I was touched but couldn’t help seeing that this made Sarah’s promise over Bendrix’s (seeming) corpse nothing but a temporary stumbling block to the affair and not, as Greene intended, a transformation of it into a crucible. Sarah is kin to Jean Anouilh’s Becket, a worldly creature who stumbles on transcendence but, once awakened, clings to her divine lover even as her heart yearns for the earthly one. This is precisely what gives the novel its cruel, creepy strength. But Neil Jordan’s Sarah is just another sensual, good-natured person-one of us, glamorized. The miracle Sarah performs in the book is a certification of her holiness. That miracle is in the movie, but there it seems nothing but a certification of a nice woman’s niceness.

There is an ambiguity in the final scenes of the movie that not only Greene never intended but that Jordan himself probably doesn’t want. To wit: Why does Sarah die in the end? In the book, her self-neglect leading to pneumonia seems the sort of unconscious suicide that a lot of saints have committed. But the movie’s Sarah dies of...well, I don’t know what the hell she dies of. Consumption? Too many walks in the rain? Or does God kill her because she didn’t make good on her promise to him? Is God a leg breaker for his own collection agency?
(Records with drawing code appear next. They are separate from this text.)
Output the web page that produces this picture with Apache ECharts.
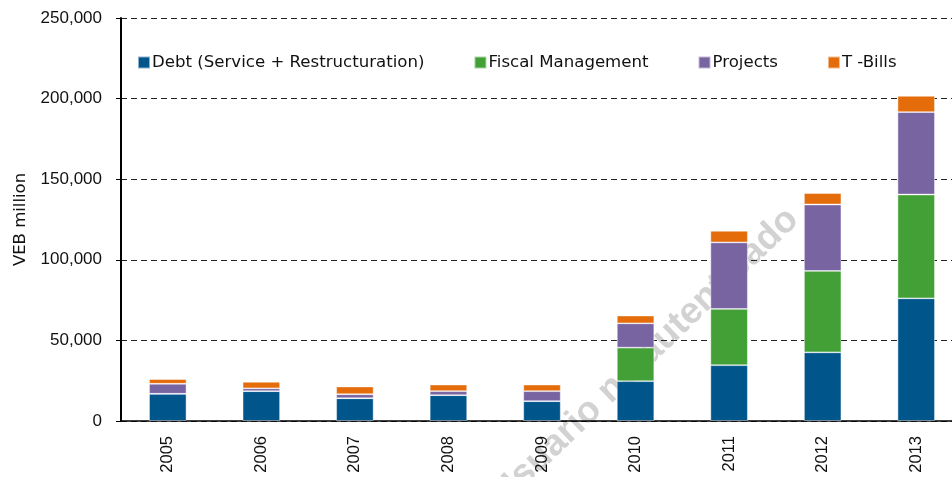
<!DOCTYPE html>
<html>
<head>
<meta charset="utf-8">
<script src="https://cdn.jsdelivr.net/npm/echarts@6/dist/echarts.min.js"></script>
<style>
  html, body { margin:0; padding:0; background:#fff; overflow:hidden; }
  #chart { width:966px; height:477px; }
</style>
</head>
<body>
<div id="chart"></div>
<script>
// values in VEB million
var years = ['2005','2006','2007','2008','2009','2010','2011','2012','2013'];
var debt = [16900, 18500, 14100, 16000, 12300, 24700, 34600, 42600, 76100];
var fiscal = [0, 0, 0, 0, 0, 20800, 34900, 50500, 64400];
var projects = [6200, 1800, 2500, 2500, 6200, 15100, 41300, 41200, 51100];
var tbills = [2900, 4000, 4800, 4100, 4100, 4800, 7200, 7100, 10100];
var yTicks = [0, 50000, 100000, 150000, 200000, 250000];

var chart = echarts.init(document.getElementById('chart'));
var font = 'Liberation Sans, Arial, sans-serif';
var wide = 'DejaVu Sans, sans-serif';

function bar(name, data, color) {
    return {
        name: name,
        type: 'bar',
        stack: 'total',
        barWidth: '40%',
        data: data,
        itemStyle: { color: color, borderColor: 'rgba(255,255,255,0.55)', borderWidth: 0.8 }
    };
}

var option = {
    animation: false,
    textStyle: { fontFamily: font },
    grid: { left: 121, top: 18, width: 842, height: 403, containLabel: false },
    legend: {
        left: 132,
        top: 49,
        itemWidth: 12,
        itemHeight: 12,
        itemGap: 49,
        icon: 'rect',
        textStyle: { fontSize: 16.6, color: '#111', fontFamily: wide, padding: [0, 0, 0, -3] },
        data: ['Debt (Service + Restructuration)', 'Fiscal Management', 'Projects', 'T -Bills']
    },
    graphic: [{
        type: 'text',
        z: -10,
        x: 645,
        y: 357,
        rotation: 44 * Math.PI / 180,
        style: {
            text: 'Usuario no autenticado',
            font: 'bold 37px ' + font,
            fill: '#d2d2d2',
            align: 'center',
            verticalAlign: 'middle'
        }
    }],
    xAxis: {
        type: 'category',
        data: years,
        axisLine: { lineStyle: { color: '#000', width: 1.5 } },
        axisTick: { show: false },
        axisLabel: { rotate: 90, fontSize: 16.5, color: '#111', margin: 15, fontFamily: font }
    },
    yAxis: {
        type: 'value',
        min: yTicks[0],
        max: yTicks[yTicks.length - 1],
        interval: 50000,
        name: 'VEB million',
        nameLocation: 'middle',
        nameGap: 92,
        nameTextStyle: { fontSize: 16.5, color: '#111', fontFamily: wide },
        axisLine: { show: true, lineStyle: { color: '#000', width: 2 } },
        axisTick: { show: true, length: 5, lineStyle: { color: '#000' } },
        axisLabel: {
            fontSize: 17, color: '#111', margin: 19, fontFamily: font,
            formatter: function (v) { return v.toLocaleString('en-US'); }
        },
        splitLine: { show: true, lineStyle: { color: '#222', type: [6, 4], width: 1 } }
    },
    series: [
        bar('Debt (Service + Restructuration)', debt, '#00558B'),
        bar('Fiscal Management', fiscal, '#42A036'),
        bar('Projects', projects, '#7964A2'),
        bar('T -Bills', tbills, '#E46C0A')
    ]
};
chart.setOption(option);
</script>
</body>
</html>
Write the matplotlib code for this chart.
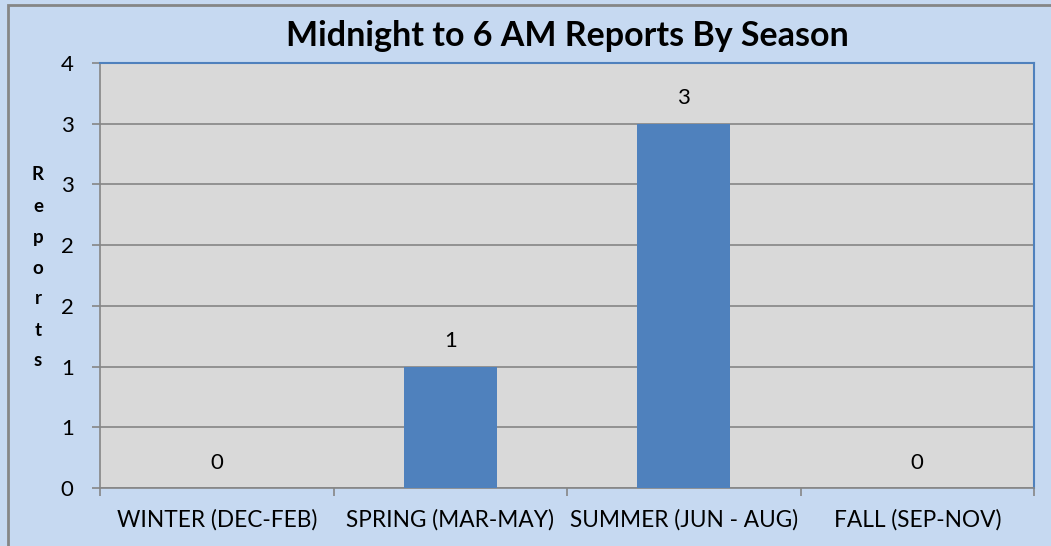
import matplotlib.pyplot as plt
from matplotlib.ticker import FuncFormatter, MultipleLocator
from matplotlib.patches import Rectangle
import math

seasons = ["WINTER (DEC-FEB)", "SPRING (MAR-MAY)", "SUMMER (JUN - AUG)", "FALL (SEP-NOV)"]
reports = [0, 1, 3, 0]

plt.rcParams['font.family'] = ['Lato', 'DejaVu Sans']

fig = plt.figure(figsize=(10.51, 5.46), dpi=100, facecolor='#C6D9F1')
# outer chart border (left and top only visible)
fig.add_artist(Rectangle((8 / 1051, -0.05), 1.2, 1 - 5 / 546 + 0.05, transform=fig.transFigure,
                         fill=False, edgecolor='#868686', linewidth=2))

ax = fig.add_axes([100 / 1051, 58 / 546, 934 / 1051, 425 / 546])
ax.set_facecolor('#D9D9D9')

x = list(range(len(seasons)))
ax.bar(x, reports, width=0.4, color='#4F81BD', zorder=3)
for xi, v in zip(x, reports):
    ax.annotate(str(v), (xi, v), xytext=(0, 11), textcoords='offset points',
                ha='center', va='bottom', fontsize=16)

ax.set_xlim(-0.5, len(seasons) - 0.5)
ax.set_ylim(0, 3.5)
ax.yaxis.set_major_locator(MultipleLocator(0.5))
ax.yaxis.set_major_formatter(FuncFormatter(lambda v, p: str(int(math.floor(v + 0.5)))))
ax.grid(axis='y', color='#868686', linewidth=1.2, zorder=0)

ax.set_xticks([i - 0.5 for i in range(len(seasons) + 1)])
ax.set_xticklabels([])
ax.set_xticks(x, minor=True)
ax.set_xticklabels(seasons, minor=True, fontsize=16.3)
ax.tick_params(axis='x', which='minor', length=0, pad=15)
ax.tick_params(axis='x', which='major', length=6, color='#868686', width=1.2)
ax.tick_params(axis='y', length=6, color='#868686', width=1.2, labelsize=16, pad=13)

for s in ['left', 'bottom']:
    ax.spines[s].set_color('#868686')
    ax.spines[s].set_linewidth(1.2)
for s in ['top', 'right']:
    ax.spines[s].set_color('#4F81BD')
    ax.spines[s].set_linewidth(1.5)

ax.set_title("Midnight to 6 AM Reports By Season", fontsize=24.5, fontweight='bold', pad=12)
fig.text(38 / 1051, 1 - 268 / 546, "\n".join("Reports"), ha='center', va='center',
         fontsize=13.5, fontweight='bold', linespacing=2.0)

fig.savefig('out.png', dpi=100, facecolor=fig.get_facecolor())
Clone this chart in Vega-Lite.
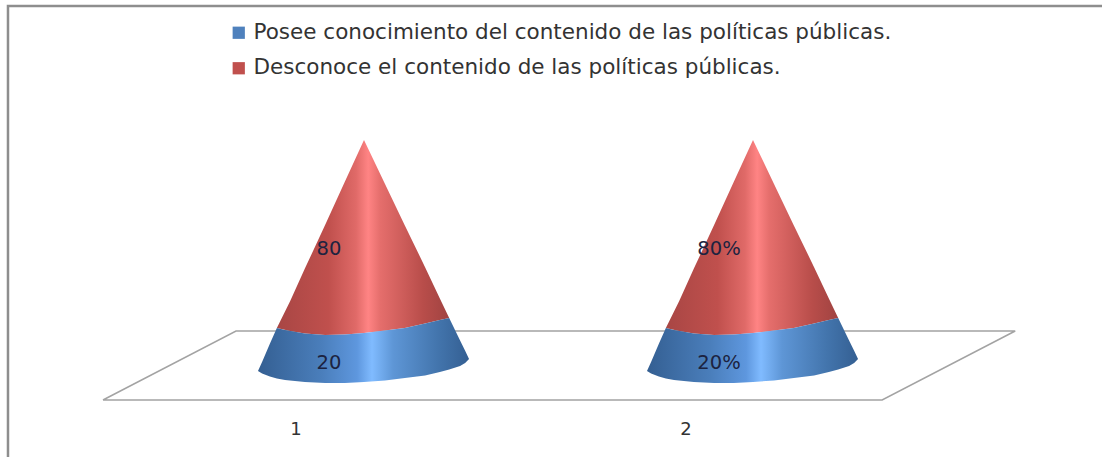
{
"$schema":"https://vega.github.io/schema/vega-lite/v6.json",
"autosize":{"type":"fit","contains":"padding"},
"width":1102,"height":457,"padding":0,"background":"#ffffff",
"config":{"view":{"stroke":null}},
"datasets":{
"rojo":[
{"cono":1,"pos":0.776,"top":16.44,"bottom":16.44},{"cono":1,"pos":0.810,"top":28.36,"bottom":15.11},{"cono":1,"pos":0.848,"top":42.84,"bottom":14},{"cono":1,"pos":0.900,"top":62.2,"bottom":13.33},{"cono":1,"pos":0.951,"top":81.6,"bottom":13.56},{"cono":1,"pos":1.0,"top":100,"bottom":14.22},{"cono":1,"pos":1.054,"top":80.5,"bottom":15.33},{"cono":1,"pos":1.105,"top":62.0,"bottom":16.44},{"cono":1,"pos":1.157,"top":43.5,"bottom":18.44},{"cono":1,"pos":1.195,"top":29.6,"bottom":20},{"cono":1,"pos":1.219,"top":20.89,"bottom":20.89},
{"cono":2,"pos":1.776,"top":16.44,"bottom":16.44},{"cono":2,"pos":1.810,"top":28.36,"bottom":15.11},{"cono":2,"pos":1.848,"top":42.84,"bottom":14},{"cono":2,"pos":1.900,"top":62.2,"bottom":13.33},{"cono":2,"pos":1.951,"top":81.6,"bottom":13.56},{"cono":2,"pos":2.0,"top":100,"bottom":14.22},{"cono":2,"pos":2.054,"top":80.5,"bottom":15.33},{"cono":2,"pos":2.105,"top":62.0,"bottom":16.44},{"cono":2,"pos":2.157,"top":43.5,"bottom":18.44},{"cono":2,"pos":2.195,"top":29.6,"bottom":20},{"cono":2,"pos":2.219,"top":20.89,"bottom":20.89}
],
"azul":[
{"cono":1,"pos":0.7275,"top":-2.67,"bottom":-2.67},{"cono":1,"pos":0.738,"top":1.33,"bottom":-3.78},{"cono":1,"pos":0.758,"top":9.42,"bottom":-5.11},{"cono":1,"pos":0.776,"top":16.44,"bottom":-6},{"cono":1,"pos":0.797,"top":15.6,"bottom":-6.67},{"cono":1,"pos":0.848,"top":14,"bottom":-7.56},{"cono":1,"pos":0.900,"top":13.33,"bottom":-8},{"cono":1,"pos":0.951,"top":13.56,"bottom":-8},{"cono":1,"pos":1.0,"top":14.22,"bottom":-7.56},{"cono":1,"pos":1.054,"top":15.33,"bottom":-6.89},{"cono":1,"pos":1.105,"top":16.44,"bottom":-5.78},{"cono":1,"pos":1.157,"top":18.44,"bottom":-4.67},{"cono":1,"pos":1.195,"top":20,"bottom":-3.11},{"cono":1,"pos":1.219,"top":20.89,"bottom":-2},{"cono":1,"pos":1.247,"top":10.87,"bottom":-0.44},{"cono":1,"pos":1.26,"top":6.31,"bottom":0.89},{"cono":1,"pos":1.270,"top":2.67,"bottom":2.67},
{"cono":2,"pos":1.7275,"top":-2.67,"bottom":-2.67},{"cono":2,"pos":1.738,"top":1.33,"bottom":-3.78},{"cono":2,"pos":1.758,"top":9.42,"bottom":-5.11},{"cono":2,"pos":1.776,"top":16.44,"bottom":-6},{"cono":2,"pos":1.797,"top":15.6,"bottom":-6.67},{"cono":2,"pos":1.848,"top":14,"bottom":-7.56},{"cono":2,"pos":1.900,"top":13.33,"bottom":-8},{"cono":2,"pos":1.951,"top":13.56,"bottom":-8},{"cono":2,"pos":2.0,"top":14.22,"bottom":-7.56},{"cono":2,"pos":2.054,"top":15.33,"bottom":-6.89},{"cono":2,"pos":2.105,"top":16.44,"bottom":-5.78},{"cono":2,"pos":2.157,"top":18.44,"bottom":-4.67},{"cono":2,"pos":2.195,"top":20,"bottom":-3.11},{"cono":2,"pos":2.219,"top":20.89,"bottom":-2},{"cono":2,"pos":2.247,"top":10.87,"bottom":-0.44},{"cono":2,"pos":2.26,"top":6.31,"bottom":0.89},{"cono":2,"pos":2.270,"top":2.67,"bottom":2.67}
],
"leyenda":[
{"tramo":"Posee conocimiento del contenido de las políticas públicas."},
{"tramo":"Desconoce el contenido de las políticas públicas."}
]
},
"layer":[
{"data":{"values":[{"s":"a","o":1,"pos":0.0848,"v":-40.89},{"s":"a","o":2,"pos":0.0848,"v":159.56},{"s":"a","o":3,"pos":2.8972,"v":159.56}]},
 "mark":{"type":"line","color":"#8e8e8e","strokeWidth":2.5,"clip":true},
 "encoding":{"x":{"field":"pos","type":"quantitative","scale":{"domain":[0.06427,2.89717],"nice":false,"zero":false},"axis":null},
  "y":{"field":"v","type":"quantitative","scale":{"domain":[-40.889,162.222],"nice":false,"zero":false},"axis":null},
  "order":{"field":"o"}}},
{"data":{"values":[{"o":1,"pos":0.329,"v":-15.56},{"o":2,"pos":0.671,"v":15.11},{"o":3,"pos":2.674,"v":15.11},{"o":4,"pos":2.332,"v":-15.56},{"o":5,"pos":0.329,"v":-15.56}]},
 "mark":{"type":"line","color":"#a3a3a3","strokeWidth":1.5},
 "encoding":{"x":{"field":"pos","type":"quantitative"},"y":{"field":"v","type":"quantitative"},"order":{"field":"o"}}},
{"data":{"name":"leyenda"},
 "mark":{"type":"square","size":144,"opacity":1,"filled":true,"clip":true},
 "encoding":{"x":{"datum":0},"y":{"datum":-100},
  "color":{"field":"tramo","type":"nominal","scale":{"domain":["Posee conocimiento del contenido de las políticas públicas.","Desconoce el contenido de las políticas públicas."],"range":["#4F81BD","#C0504D"]},
  "legend":{"title":null,"orient":"none","legendX":228,"legendY":22,"symbolType":"square","symbolSize":150,"symbolStrokeWidth":0,"symbolOpacity":1,"labelFont":"DejaVu Sans","labelFontSize":21.5,"labelColor":"#333333","labelLimit":800,"rowPadding":12.5,"labelOffset":4}}}},
{"data":{"name":"rojo"},
 "mark":{"type":"area","orient":"vertical","fill":{"gradient":"linear","x1":0,"y1":0,"x2":1,"y2":0,"stops":[{"offset":0,"color":"#a84644"},{"offset":0.3,"color":"#c0504d"},{"offset":0.46,"color":"#e06a68"},{"offset":0.53,"color":"#ff8484"},{"offset":0.6,"color":"#e56e6c"},{"offset":0.85,"color":"#b84d4a"},{"offset":1,"color":"#a04341"}]}},
 "encoding":{"x":{"field":"pos","type":"quantitative"},"y":{"field":"top","type":"quantitative"},"y2":{"field":"bottom"},"detail":{"field":"cono"}}},
{"data":{"name":"azul"},
 "mark":{"type":"area","orient":"vertical","fill":{"gradient":"linear","x1":0,"y1":0,"x2":1,"y2":0,"stops":[{"offset":0,"color":"#345f92"},{"offset":0.3,"color":"#4a7ebb"},{"offset":0.47,"color":"#5e97de"},{"offset":0.54,"color":"#80bbff"},{"offset":0.64,"color":"#5e96d6"},{"offset":0.85,"color":"#4375ad"},{"offset":1,"color":"#345f92"}]}},
 "encoding":{"x":{"field":"pos","type":"quantitative"},"y":{"field":"top","type":"quantitative"},"y2":{"field":"bottom"},"detail":{"field":"cono"}}},
{"data":{"values":[{"pos":0.91,"v":51.5,"t":"80"},{"pos":0.91,"v":0.9,"t":"20"},{"pos":1.9126,"v":51.5,"t":"80%"},{"pos":1.9126,"v":0.9,"t":"20%"}]},
 "mark":{"type":"text","font":"DejaVu Sans","fontSize":19.5,"color":"#1c2340","align":"center","baseline":"middle"},
 "encoding":{"x":{"field":"pos","type":"quantitative"},"y":{"field":"v","type":"quantitative"},"text":{"field":"t"}}},
{"data":{"values":[{"pos":0.8252,"v":-28.9,"t":"1"},{"pos":1.8277,"v":-28.9,"t":"2"}]},
 "mark":{"type":"text","font":"DejaVu Sans","fontSize":18,"color":"#333333","align":"center","baseline":"middle"},
 "encoding":{"x":{"field":"pos","type":"quantitative"},"y":{"field":"v","type":"quantitative"},"text":{"field":"t"}}}
],
"resolve":{"scale":{"x":"shared","y":"shared"}}
}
In a key scene of On the Waterfront, Marlon Brando furiously rounds on Eva Marie Saint for trying to get him to reform: "Will you quit with all that conscience stuff!" I have a notion of Neil Jordan pacing the floor of his study with a copy of The End of the Affair in hand. He thumbs through the first two-thirds, smiling at the rich characterizations, humane wit, and poignant eroticism, all of which he will turn to good cinematic account. Then he gets to the last chapters and all is suddenly not well. Jordan’s face darkens, he shrugs his shoulders and snorts in contempt once or twice. Finally, he throws the book to the carpet, shakes his fist at the heavens, and calls out to whatever cloud Graham Greene is floating on: "Will you quit with all that conscience stuff!"

Richard Alleva has been reviewing movies for Commonweal since 1990.